MATERIAL FOR THE TASK:
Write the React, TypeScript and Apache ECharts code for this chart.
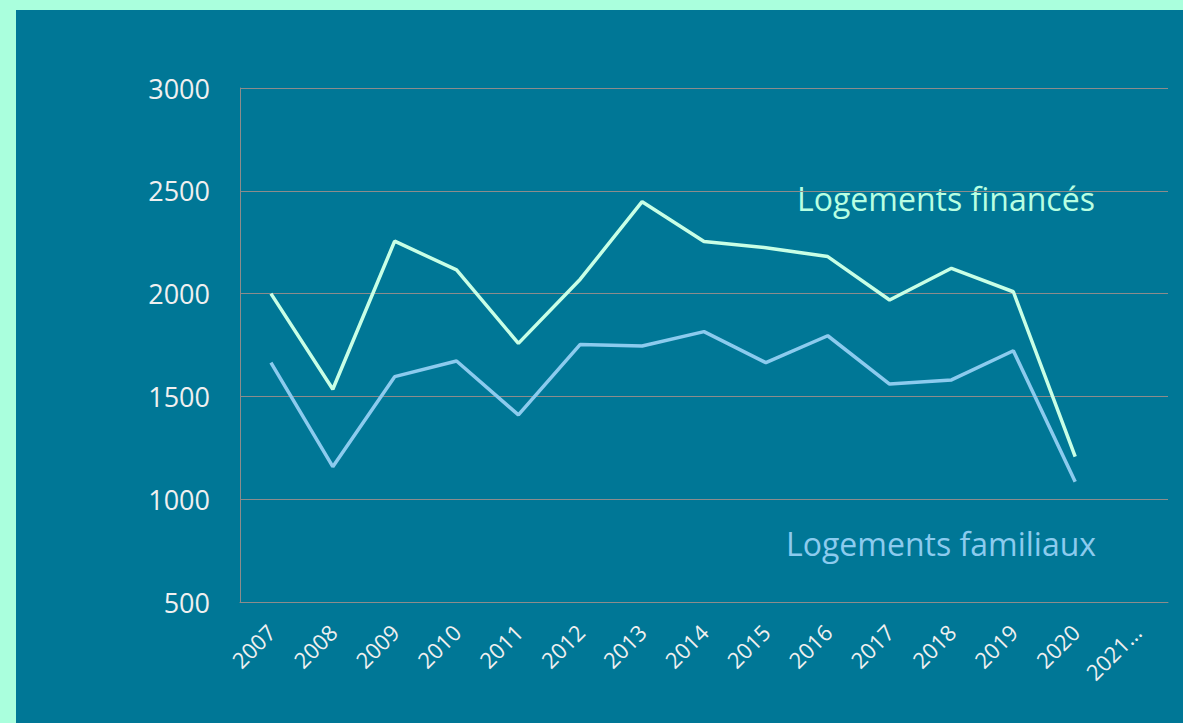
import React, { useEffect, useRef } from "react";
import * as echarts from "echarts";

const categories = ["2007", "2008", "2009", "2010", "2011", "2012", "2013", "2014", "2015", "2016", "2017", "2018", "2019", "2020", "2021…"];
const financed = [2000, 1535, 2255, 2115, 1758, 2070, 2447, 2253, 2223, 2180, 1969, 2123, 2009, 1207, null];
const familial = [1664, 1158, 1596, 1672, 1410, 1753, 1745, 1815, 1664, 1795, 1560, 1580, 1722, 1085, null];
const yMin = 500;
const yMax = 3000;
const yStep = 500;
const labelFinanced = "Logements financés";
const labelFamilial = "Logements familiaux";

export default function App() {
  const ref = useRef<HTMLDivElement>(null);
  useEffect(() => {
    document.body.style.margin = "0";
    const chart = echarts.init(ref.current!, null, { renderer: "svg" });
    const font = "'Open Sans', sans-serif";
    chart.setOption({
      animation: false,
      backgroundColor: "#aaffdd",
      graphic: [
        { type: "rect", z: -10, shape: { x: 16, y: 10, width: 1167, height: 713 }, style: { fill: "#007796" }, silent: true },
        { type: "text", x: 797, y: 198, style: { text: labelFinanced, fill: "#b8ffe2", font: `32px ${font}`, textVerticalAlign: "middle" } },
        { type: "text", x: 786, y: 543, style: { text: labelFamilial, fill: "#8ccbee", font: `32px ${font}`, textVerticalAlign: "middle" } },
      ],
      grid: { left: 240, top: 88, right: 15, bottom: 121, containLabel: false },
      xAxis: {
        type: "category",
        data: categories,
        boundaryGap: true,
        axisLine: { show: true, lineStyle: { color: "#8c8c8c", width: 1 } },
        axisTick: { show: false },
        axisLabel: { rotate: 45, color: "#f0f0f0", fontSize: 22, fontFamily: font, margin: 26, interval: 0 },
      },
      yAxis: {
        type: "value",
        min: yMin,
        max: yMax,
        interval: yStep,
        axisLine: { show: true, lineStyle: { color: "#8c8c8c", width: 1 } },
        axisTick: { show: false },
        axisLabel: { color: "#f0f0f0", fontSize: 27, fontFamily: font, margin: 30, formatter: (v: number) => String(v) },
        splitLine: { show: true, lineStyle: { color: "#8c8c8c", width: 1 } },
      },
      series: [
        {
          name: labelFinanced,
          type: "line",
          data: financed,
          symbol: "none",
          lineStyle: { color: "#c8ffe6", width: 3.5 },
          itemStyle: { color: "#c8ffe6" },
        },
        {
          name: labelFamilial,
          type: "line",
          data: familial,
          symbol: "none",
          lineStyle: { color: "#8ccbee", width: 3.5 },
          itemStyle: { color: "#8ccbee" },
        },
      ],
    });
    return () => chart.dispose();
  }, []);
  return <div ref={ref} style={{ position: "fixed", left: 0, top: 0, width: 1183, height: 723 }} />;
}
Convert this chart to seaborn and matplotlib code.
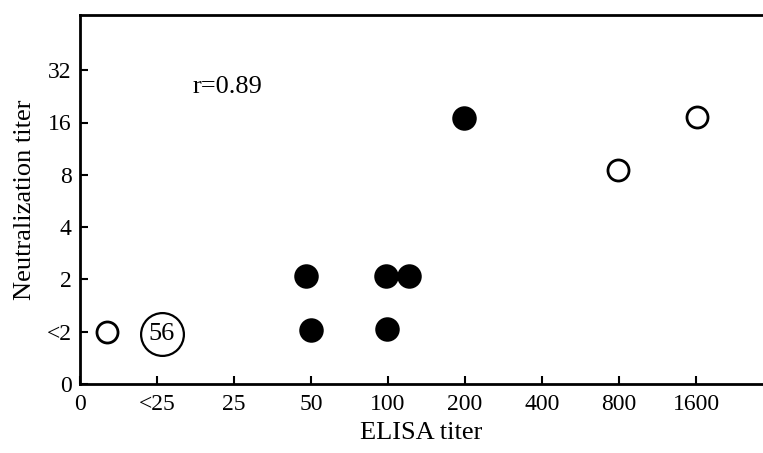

WORK TO BE COMPLETED: Make a copy of each line that contains the string "this".

SOLUTION:
Write the React, TypeScript and Apache ECharts code for this chart.
Convert this chart to seaborn and matplotlib code.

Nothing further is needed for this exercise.